Für den Premierminister sieht es mittlerweile rabenschwarz aus. Nach weniger als zwei Jahren in der Downing Street droht dem 44 Jahre alten Ex-Finanzminister und Ex-Investmentbanker, der einst als politisches Wunderkind gefeiert wurde, eine demütigende Abwahl. Labour attackiert ihn gezielt als abgehobenen superreichen Multimillionär, der die Sorgen der einfachen Leute nicht verstehe. Sunak fehlt das Charisma, das seinen Vorvorgänger Boris Johnson 2019 inmitten der Brexit-Kämpfe zum Sieg führte. Die Tories wirken nach 14 Jahren an der Macht – mit fünf Premierministern sowie zahlreichen Skandalen und Kurswechseln – weitgehend zerstritten, erschöpft und verbraucht.

Rishi Sunaks größter Fehltritt während der Wahlkampagne
Nun könnten sie auf das schlechteste Ergebnis seit der Wahl von 1906 fallen, meinen Analysten. Seit Jahresanfang haben sie laut Umfragen nochmal ein Drittel ihrer Wähler verloren. Sunaks größter Fehltritt während der Wahlkampagne war, dass er Anfang Juni bei den Feierlichkeiten des „D-Day“ zum 80. Jahrestag der Landung der Alliierten in der Normandie vorzeitig abreiste. „Unpatriotisch“ nannte ihn daraufhin Nigel Farage, der Chef der rechtsgerichteten Reform-Partei.

Die frühere Brexit-Partei erlebt in den Umfragen einen erstaunlichen Höhenflug auf bis zu 16 Prozent und nimmt den Tories entscheidende Stimmen weg. Farage dürfte den Wahlkreis Clacton gewinnen.

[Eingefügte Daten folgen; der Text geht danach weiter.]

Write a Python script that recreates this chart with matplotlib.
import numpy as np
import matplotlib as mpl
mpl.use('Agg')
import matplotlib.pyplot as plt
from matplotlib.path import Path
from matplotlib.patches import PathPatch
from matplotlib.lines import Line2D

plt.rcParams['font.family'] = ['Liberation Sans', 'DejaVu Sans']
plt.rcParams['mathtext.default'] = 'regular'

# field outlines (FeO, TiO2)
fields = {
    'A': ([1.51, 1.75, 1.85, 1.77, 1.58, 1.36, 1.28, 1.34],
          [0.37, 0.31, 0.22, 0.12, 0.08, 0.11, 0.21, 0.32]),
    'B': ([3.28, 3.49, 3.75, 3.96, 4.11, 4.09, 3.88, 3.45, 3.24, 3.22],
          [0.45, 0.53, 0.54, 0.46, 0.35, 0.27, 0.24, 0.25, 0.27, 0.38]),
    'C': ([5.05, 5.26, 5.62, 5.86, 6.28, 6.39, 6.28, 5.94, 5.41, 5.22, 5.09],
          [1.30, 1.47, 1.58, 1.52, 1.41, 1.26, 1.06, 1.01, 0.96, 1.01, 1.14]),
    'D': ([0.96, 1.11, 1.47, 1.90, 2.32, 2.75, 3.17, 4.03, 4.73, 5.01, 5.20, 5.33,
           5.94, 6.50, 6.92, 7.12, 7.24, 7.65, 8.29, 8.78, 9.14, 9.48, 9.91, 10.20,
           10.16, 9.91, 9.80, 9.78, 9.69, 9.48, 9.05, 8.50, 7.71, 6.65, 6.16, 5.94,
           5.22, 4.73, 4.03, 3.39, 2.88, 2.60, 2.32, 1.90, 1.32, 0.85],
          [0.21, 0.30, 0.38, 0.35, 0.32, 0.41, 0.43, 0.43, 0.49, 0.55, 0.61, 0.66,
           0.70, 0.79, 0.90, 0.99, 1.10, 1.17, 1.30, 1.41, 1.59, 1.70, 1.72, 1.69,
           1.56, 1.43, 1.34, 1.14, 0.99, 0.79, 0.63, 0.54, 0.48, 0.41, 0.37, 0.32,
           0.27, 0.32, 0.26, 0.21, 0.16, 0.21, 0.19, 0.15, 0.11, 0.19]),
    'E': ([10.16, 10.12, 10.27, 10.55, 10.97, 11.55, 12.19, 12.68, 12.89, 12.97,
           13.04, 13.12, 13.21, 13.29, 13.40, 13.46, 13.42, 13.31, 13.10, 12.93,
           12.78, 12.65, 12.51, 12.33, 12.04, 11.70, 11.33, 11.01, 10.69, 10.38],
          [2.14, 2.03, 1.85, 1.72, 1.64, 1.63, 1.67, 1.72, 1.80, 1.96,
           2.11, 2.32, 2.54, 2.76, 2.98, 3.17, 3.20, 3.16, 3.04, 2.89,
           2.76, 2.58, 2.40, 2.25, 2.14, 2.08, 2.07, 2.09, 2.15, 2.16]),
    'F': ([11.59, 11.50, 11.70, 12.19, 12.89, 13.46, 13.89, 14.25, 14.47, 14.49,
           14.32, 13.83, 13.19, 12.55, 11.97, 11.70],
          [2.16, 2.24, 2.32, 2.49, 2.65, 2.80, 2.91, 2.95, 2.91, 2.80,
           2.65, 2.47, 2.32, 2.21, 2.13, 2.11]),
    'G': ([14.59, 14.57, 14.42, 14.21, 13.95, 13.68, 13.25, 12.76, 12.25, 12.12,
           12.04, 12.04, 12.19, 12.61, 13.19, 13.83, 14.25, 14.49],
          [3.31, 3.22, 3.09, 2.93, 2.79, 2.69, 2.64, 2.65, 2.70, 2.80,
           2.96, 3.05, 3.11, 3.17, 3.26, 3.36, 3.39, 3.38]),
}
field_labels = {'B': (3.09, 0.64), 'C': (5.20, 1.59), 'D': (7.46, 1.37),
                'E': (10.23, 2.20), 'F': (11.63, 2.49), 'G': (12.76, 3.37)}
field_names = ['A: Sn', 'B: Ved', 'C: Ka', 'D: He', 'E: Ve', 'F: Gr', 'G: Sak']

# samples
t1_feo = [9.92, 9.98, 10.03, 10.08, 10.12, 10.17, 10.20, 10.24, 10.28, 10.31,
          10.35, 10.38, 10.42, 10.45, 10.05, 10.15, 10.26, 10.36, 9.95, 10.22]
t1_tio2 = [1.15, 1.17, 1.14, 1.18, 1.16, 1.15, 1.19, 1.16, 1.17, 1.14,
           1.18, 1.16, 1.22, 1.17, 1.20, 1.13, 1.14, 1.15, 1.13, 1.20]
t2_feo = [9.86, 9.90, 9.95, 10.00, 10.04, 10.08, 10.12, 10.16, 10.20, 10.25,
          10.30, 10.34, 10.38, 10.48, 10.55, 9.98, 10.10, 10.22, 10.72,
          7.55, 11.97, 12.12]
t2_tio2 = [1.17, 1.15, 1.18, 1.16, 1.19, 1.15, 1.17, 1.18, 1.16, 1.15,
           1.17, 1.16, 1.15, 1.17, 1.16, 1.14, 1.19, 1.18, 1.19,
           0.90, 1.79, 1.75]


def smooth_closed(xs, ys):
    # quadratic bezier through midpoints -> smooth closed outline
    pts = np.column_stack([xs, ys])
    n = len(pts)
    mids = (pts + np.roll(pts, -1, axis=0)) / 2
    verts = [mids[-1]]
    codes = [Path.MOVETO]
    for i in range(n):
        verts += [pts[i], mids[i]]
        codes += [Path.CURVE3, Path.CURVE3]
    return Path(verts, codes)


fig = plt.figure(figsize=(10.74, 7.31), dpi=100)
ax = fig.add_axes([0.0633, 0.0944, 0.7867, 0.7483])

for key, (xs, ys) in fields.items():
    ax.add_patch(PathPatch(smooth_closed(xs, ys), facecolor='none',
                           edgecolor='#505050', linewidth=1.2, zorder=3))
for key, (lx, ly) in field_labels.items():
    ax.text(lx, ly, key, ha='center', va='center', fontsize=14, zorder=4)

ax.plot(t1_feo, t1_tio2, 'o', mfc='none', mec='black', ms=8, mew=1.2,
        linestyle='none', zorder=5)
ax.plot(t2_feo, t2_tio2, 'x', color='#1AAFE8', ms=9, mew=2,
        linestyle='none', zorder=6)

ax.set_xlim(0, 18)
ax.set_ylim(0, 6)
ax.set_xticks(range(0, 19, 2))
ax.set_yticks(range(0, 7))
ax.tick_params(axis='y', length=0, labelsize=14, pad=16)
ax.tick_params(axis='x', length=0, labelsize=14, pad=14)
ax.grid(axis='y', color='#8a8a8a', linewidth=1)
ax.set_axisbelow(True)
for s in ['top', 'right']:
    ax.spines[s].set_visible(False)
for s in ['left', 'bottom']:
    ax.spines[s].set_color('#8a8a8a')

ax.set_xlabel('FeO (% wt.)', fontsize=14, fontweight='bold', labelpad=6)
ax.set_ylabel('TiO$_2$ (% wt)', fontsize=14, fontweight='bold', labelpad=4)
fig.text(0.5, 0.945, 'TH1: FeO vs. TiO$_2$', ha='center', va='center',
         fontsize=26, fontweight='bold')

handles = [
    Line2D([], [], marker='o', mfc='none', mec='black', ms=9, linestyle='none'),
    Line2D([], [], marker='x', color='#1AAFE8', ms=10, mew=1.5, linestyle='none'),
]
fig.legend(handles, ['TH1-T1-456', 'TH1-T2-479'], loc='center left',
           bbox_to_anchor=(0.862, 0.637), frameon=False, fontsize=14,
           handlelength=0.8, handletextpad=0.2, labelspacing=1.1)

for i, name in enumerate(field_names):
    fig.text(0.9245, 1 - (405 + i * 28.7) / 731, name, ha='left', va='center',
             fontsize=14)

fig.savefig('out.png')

Ansonsten winken seiner Partei aber höchstens ein halbes Dutzend Sitze in Westminster. Farage ist ein Meister im Spiel mit den Medien, ein begnadeter Selbstdarsteller, der enorm viel Aufmerksamkeit auf sich zieht. Er gewinnt enttäuschte Ex-Tory-Wähler von 2019, die einst für Johnson stimmten. Einige Beobachter in Westminster glauben, dass er nur noch das Ziel habe, die Konservative Partei vollständig zu vernichten, und irgendwie darauf hoffe, die Trümmerteile zu übernehmen.

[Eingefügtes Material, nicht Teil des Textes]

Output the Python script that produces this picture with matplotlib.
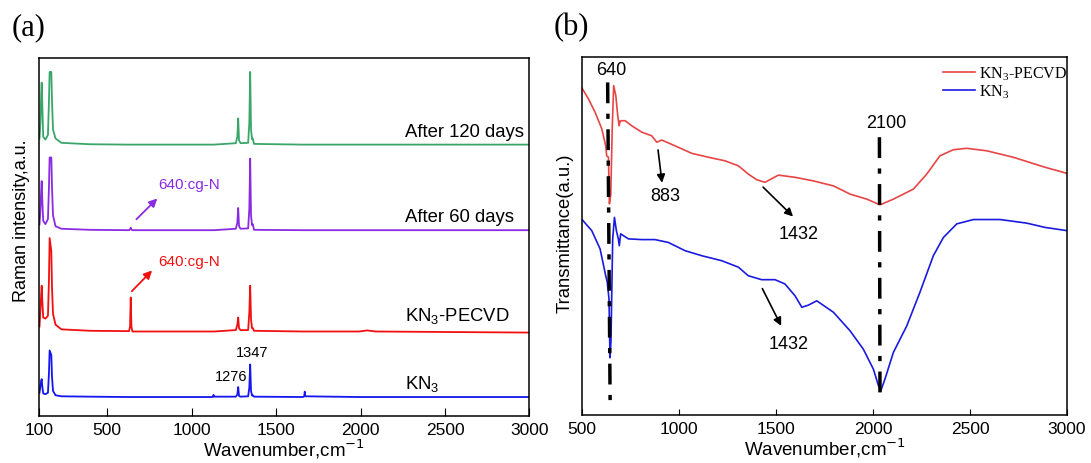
import matplotlib
matplotlib.use("Agg")
import matplotlib.pyplot as plt

plt.rcParams['font.family'] = ['Liberation Sans', 'DejaVu Sans']

# ---- (a) Raman spectra (curves offset vertically) ----
raman_x = [100, 106, 110, 113, 116, 122, 135, 150, 156, 160, 170, 174, 180, 195, 230, 400,
           630, 636, 640, 644, 650, 1120, 1127, 1130, 1133, 1262, 1271, 1276, 1281, 1290,
           1335, 1342, 1347, 1352, 1358, 1362, 1370, 1660, 1667, 1670, 1673,
           1990, 2040, 2090, 3000]

green_y = [77.5, 82, 90, 93.1, 88, 78, 77.2, 78.5, 88, 96.1, 96.1, 88, 80, 77.5, 76.3, 75.9,
           75.8, 75.8, 75.8, 75.8, 75.8, 75.8, 75.8, 75.8, 75.8, 76.2, 78, 83.1, 77, 76.2,
           76.3, 82, 96.1, 80, 77.3, 77.5, 76, 75.8, 75.8, 75.8, 75.8,
           75.8, 75.8, 75.8, 75.8]

purple_y = [53.5, 58, 63, 65.6, 61, 54.5, 53.6, 55, 64, 72.2, 72.2, 64, 56, 53, 52.3, 52,
            51.9, 52.1, 52.6, 52.1, 51.9, 51.9, 51.9, 51.9, 51.9, 52.3, 54, 58.1, 53, 52.3,
            52.4, 58, 71.9, 56, 53.3, 53.6, 52, 51.9, 51.9, 51.9, 51.9,
            51.9, 51.9, 51.9, 51.9]

red_y = [25, 30, 34, 36.4, 33, 27.5, 27.2, 28, 38, 49.7, 46, 36, 28.5, 25.5, 24.2, 23.8,
         23.7, 25, 33.1, 25, 23.6, 23.6, 23.6, 23.6, 23.6, 24, 25.5, 27.5, 24.5, 24,
         24, 29, 36.4, 27, 24.5, 24.6, 23.8, 23.6, 23.6, 23.6, 23.6,
         23.6, 23.9, 23.6, 23.3]

blue_y = [6.5, 8.5, 9.8, 10.3, 8.5, 6.3, 6.1, 6.5, 12, 18.3, 17, 11, 7, 5.8, 5.5, 5.4,
          5.3, 5.3, 5.3, 5.3, 5.3, 5.3, 5.4, 5.9, 5.4, 5.4, 6, 8.1, 5.6, 5.4,
          5.5, 8, 14.4, 7, 5.7, 5.8, 5.4, 5.3, 5.5, 6.8, 5.5,
          5.3, 5.3, 5.3, 5.3]

raman_names = ["After 120 days", "After 60 days", "KN$\\mathregular{_3}$-PECVD", "KN$\\mathregular{_3}$"]
raman_colors = ["#3aa66a", "#8a2be2", "#f01010", "#1515f0"]
raman_label_y = [79.5, 55.8, 28.1, 9.2]

# ---- (b) FTIR transmittance ----
pecvd_x = [500, 533, 567, 602, 622, 627, 636, 641, 648, 656, 663, 674, 684, 691, 697, 722, 756,
           808, 859, 885, 911, 979, 1065, 1151, 1237, 1306, 1357, 1401, 1443, 1512, 1598,
           1692, 1796, 1882, 1968, 2036, 2105, 2208, 2277, 2345, 2414, 2483, 2586, 2723,
           2887, 3000]
pecvd_y = [91.3, 88.3, 84.6, 79.9, 75.2, 72.4, 72, 59.0, 61.5, 80.8, 92, 89.2, 83.6, 80.8,
           82.2, 82.2, 80.8, 79, 78, 76.2, 76.8, 75.2, 73.1, 72, 71, 69.6, 67.3, 65.7, 65,
           67, 66.4, 65.4, 64, 61.7, 60.3, 58.7, 60.3, 63.1, 67.3, 72.4, 74.1, 74.5, 73.8,
           72, 69.2, 67.5]

kn3_x = [500, 550, 593, 622, 630, 639, 644, 649, 658, 667, 677, 687, 692, 699, 739, 808, 876,
         945, 1031, 1117, 1220, 1306, 1357, 1426, 1495, 1546, 1598, 1633, 1667, 1710, 1796,
         1882, 1950, 2002, 2028, 2040, 2062, 2105, 2174, 2242, 2311, 2363, 2432, 2518, 2655,
         2792, 2887, 3000]
kn3_y = [54.6, 51.5, 46.4, 38.9, 37.1, 32.4, 16.0, 20.5, 49.2, 55.2, 51.5, 49.2, 47.3, 50.6,
         49.2, 49, 49, 48.2, 45.9, 44.5, 43.1, 41.3, 38.9, 37.8, 37.8, 36.6, 33.3, 30.1,
         30.7, 31.9, 28.7, 23.5, 18.4, 12.8, 8.2, 6.8, 10.1, 17.5, 24.9, 34.3, 44.5, 49.6,
         53.4, 54.6, 54.6, 53.6, 52.4, 51.5]

mark_640_x = [632, 645]
mark_640_y = [92.9, 1.9]
mark_2100_x = [2033, 2036]
mark_2100_y = [77.6, 3.6]

fig = plt.figure(figsize=(10.91, 4.64), dpi=100)

# ---------------- (a) ----------------
ax1 = fig.add_axes([0.0362, 0.1013, 0.4491, 0.7716])
for y, c, name, ly in zip([green_y, purple_y, red_y, blue_y], raman_colors, raman_names, raman_label_y):
    ax1.plot(raman_x, y, color=c, lw=1.3)
    ax1.text(2265, ly, name, fontsize=13.3, va='center', ha='left')

ax1.text(1356, 18, "1347", fontsize=10.5, ha='center', va='center')
ax1.text(1237, 11.1, "1276", fontsize=10.5, ha='center', va='center')

ax1.annotate('', xy=(809, 61.3), xytext=(662, 54.4),
             arrowprops=dict(arrowstyle='-|>', color=raman_colors[1], lw=1.3, mutation_scale=12))
ax1.text(805, 64.7, "640:cg-N", color=raman_colors[1], fontsize=11, va='center')
ax1.annotate('', xy=(778, 41.2), xytext=(635, 34.3),
             arrowprops=dict(arrowstyle='-|>', color=raman_colors[2], lw=1.3, mutation_scale=12))
ax1.text(805, 43.3, "640:cg-N", color=raman_colors[2], fontsize=11, va='center')

ax1.set_xlim(100, 3000)
ax1.set_ylim(0, 100)
ax1.set_xticks([100, 500, 1000, 1500, 2000, 2500, 3000])
ax1.set_yticks([])
ax1.tick_params(axis='x', direction='in', length=6, labelsize=12.5, pad=4)
ax1.set_xlabel("Wavenumber,cm$^{-1}$", fontsize=13.5, labelpad=0)
ax1.set_ylabel("Raman intensity,a.u.", fontsize=13)
ax1.yaxis.set_label_coords(-0.02, 0.547)
for s in ax1.spines.values():
    s.set_linewidth(1.1)

# ---------------- (b) ----------------
ax2 = fig.add_axes([0.5335, 0.1034, 0.4445, 0.7716])
ax2.plot(pecvd_x, pecvd_y, color="#e84545", lw=1.2, label="KN$\\mathregular{_3}$-PECVD")
ax2.plot(kn3_x, kn3_y, color="#1a1ae0", lw=1.2, label="KN$\\mathregular{_3}$")
ax2.plot(mark_640_x, mark_640_y, color='black', lw=2.5, ls=(0, (6, 3, 1.5, 3)))
ax2.plot(mark_2100_x, mark_2100_y, color='black', lw=2.5, ls=(0, (6, 3, 1.5, 3)))

ax2.text(653, 96.5, "640", fontsize=13, ha='center', va='center')
ax2.text(2067, 81.6, "2100", fontsize=13, ha='center', va='center')
ax2.text(928, 61.3, "883", fontsize=13, ha='center', va='center')
ax2.text(1615, 50.6, "1432", fontsize=13, ha='center', va='center')
ax2.text(1563, 20.1, "1432", fontsize=13, ha='center', va='center')
arrow = dict(arrowstyle='-|>', color='black', lw=1.2, mutation_scale=12)
ax2.annotate('', xy=(914, 64.1), xytext=(890, 74.8), arrowprops=arrow)
ax2.annotate('', xy=(1598, 54.9), xytext=(1423, 64.2), arrowprops=arrow)
ax2.annotate('', xy=(1533, 24.2), xytext=(1423, 36), arrowprops=arrow)

leg = ax2.legend(loc='upper right', bbox_to_anchor=(1.0, 0.978), frameon=False,
                 prop={'family': 'Liberation Serif', 'size': 11.5},
                 borderpad=0, borderaxespad=0,
                 handlelength=2.0, labelspacing=0.02, handletextpad=0.25)

ax2.set_xlim(500, 3000)
ax2.set_ylim(0, 100)
ax2.set_xticks([500, 1000, 1500, 2000, 2500, 3000])
ax2.set_yticks([])
ax2.tick_params(axis='x', direction='in', length=4, labelsize=12.5, pad=4)
ax2.set_xlabel("Wavenumber,cm$^{-1}$", fontsize=13.5, labelpad=0)
ax2.set_ylabel("Transmittance(a.u.)", fontsize=13.3)
ax2.yaxis.set_label_coords(-0.018, 0.51)
for s in ax2.spines.values():
    s.set_linewidth(1.1)

fig.text(0.011, 0.94, "(a)", fontsize=22, family='Liberation Serif', va='center')
fig.text(0.507, 0.94, "(b)", fontsize=22, family='Liberation Serif', va='center')

fig.savefig("out.png", dpi=100)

„Mit Labour wird Großbritannien außerhalb der EU bleiben“
Der lachende Dritte der Spaltung des konservativ-rechten Lagers dürfte Keir Starmer sein, der etwas langweile Vorsitzende von Labour. Aus einfachen Verhältnissen stammend, hat er als Menschenrechtsanwalt und oberster Staatsanwalt gearbeitet, bevor er in die Politik ging. Vor fünf Jahren wollte er noch dem linksextremen Labour-Chef Jeremy Corbyn in die Downing Street helfen, seitdem hat er die linksradikalen Seilschaften gekappt. Starmer verspricht, keine Steuern für die arbeitende Bevölkerung zu erhöhen. Labour wolle einen wachstumsfreundlichen Kurs anstreben. Doch er habe „keinen Zauberstab“, sagt er auch. Seine persönlichen Zustimmungswerte sind nicht gerade berauschend hoch: Nur ein Drittel der Wähler bevorzugt ihn als Premier, mehr als die Hälfte will weder Sunak noch Starmer.

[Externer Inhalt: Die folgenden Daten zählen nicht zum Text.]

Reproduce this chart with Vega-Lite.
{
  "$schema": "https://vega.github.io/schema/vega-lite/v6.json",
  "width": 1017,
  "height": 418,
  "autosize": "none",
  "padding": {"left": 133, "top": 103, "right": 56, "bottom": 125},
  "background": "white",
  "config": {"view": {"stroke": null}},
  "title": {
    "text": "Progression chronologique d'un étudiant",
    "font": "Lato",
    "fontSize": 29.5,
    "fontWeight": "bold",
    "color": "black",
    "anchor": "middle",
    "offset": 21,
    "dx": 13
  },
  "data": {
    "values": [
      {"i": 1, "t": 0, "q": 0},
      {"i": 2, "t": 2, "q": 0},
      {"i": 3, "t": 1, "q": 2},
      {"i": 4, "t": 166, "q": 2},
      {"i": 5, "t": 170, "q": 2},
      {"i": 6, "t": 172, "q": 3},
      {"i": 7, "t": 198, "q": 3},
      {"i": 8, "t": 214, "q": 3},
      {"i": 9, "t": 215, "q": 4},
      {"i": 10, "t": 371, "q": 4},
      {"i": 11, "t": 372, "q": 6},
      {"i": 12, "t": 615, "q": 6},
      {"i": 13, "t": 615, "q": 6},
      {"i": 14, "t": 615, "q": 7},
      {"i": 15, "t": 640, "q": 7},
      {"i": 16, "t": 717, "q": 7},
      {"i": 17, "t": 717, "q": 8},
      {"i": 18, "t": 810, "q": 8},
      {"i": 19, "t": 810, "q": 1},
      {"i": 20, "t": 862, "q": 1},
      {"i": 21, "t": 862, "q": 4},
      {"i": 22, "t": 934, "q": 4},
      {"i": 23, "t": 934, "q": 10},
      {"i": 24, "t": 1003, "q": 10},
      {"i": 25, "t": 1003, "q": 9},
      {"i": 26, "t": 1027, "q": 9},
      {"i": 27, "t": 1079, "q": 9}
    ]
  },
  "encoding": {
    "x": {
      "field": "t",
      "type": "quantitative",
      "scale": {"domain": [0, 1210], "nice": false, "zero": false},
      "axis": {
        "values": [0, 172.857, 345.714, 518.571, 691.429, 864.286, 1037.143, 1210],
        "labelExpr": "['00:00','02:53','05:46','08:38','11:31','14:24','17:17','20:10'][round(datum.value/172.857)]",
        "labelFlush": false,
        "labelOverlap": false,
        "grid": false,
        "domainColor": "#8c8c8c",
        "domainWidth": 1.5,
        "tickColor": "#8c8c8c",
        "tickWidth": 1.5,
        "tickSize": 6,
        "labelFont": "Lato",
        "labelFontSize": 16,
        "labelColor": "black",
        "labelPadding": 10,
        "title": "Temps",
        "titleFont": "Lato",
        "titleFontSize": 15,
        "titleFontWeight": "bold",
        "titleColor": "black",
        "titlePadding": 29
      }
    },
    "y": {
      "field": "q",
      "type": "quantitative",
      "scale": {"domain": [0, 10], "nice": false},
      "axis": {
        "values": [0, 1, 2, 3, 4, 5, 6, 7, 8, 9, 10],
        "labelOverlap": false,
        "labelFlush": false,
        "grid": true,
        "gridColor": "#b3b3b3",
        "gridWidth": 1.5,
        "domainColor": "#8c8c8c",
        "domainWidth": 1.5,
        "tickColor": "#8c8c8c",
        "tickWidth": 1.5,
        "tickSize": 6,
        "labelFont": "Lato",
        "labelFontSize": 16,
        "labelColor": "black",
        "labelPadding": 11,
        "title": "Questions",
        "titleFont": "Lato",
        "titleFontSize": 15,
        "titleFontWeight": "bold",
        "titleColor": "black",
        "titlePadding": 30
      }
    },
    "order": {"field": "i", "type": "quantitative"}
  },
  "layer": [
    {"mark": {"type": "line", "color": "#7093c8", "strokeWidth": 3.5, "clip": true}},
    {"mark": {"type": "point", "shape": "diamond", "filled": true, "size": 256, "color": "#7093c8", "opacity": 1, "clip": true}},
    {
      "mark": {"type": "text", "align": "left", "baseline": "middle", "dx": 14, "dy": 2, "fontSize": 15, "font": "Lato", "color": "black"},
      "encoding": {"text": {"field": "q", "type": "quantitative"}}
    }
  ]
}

Interessant ist, dass das Thema Brexit im Wahlkampf fast gar nicht vorkommt. Inzwischen sehen zwar laut Umfragen deutlich mehr als 50 Prozent der Briten den EU-Austritt als Fehler an, doch die großen Parteien machen einen großen Bogen um das Thema. Im Labour-Wahlprogramm taucht das Wort Brexit nur ein einziges Mal, auf Seite 117 auf. Dort heißt es: „Mit Labour wird Großbritannien außerhalb der EU bleiben. Aber um die vor uns liegenden Chancen zu ergreifen, müssen wir den Brexit zum Erfolg führen.“ Labour betont, dass sie weder in die EU-Zollunion noch in den EU-Binnenmarkt zurückwollten. EU-Freunde in Britannien, die vor allem Liberaldemokraten und Grüne wählen, dürften enttäuscht werden.

Auf der anderen Seite sind auch die Brexit-Anhänger tief enttäuscht. Die Tories konnte ihre Versprechen nicht halten. Sunak sagte jüngst, er verstehe, dass Wähler „frustriert und wütend“ seien. Die Einwanderungszahlen seien „zu hoch“, anders als beim Brexit-Votum versprochen. Seine Regierung hat Abschiebeflüge illegaler Immigranten nach Ruanda geplant, doch dazu wird es wohl nicht mehr kommen. Labour hat angekündigt, diesen Versuch abzubrechen.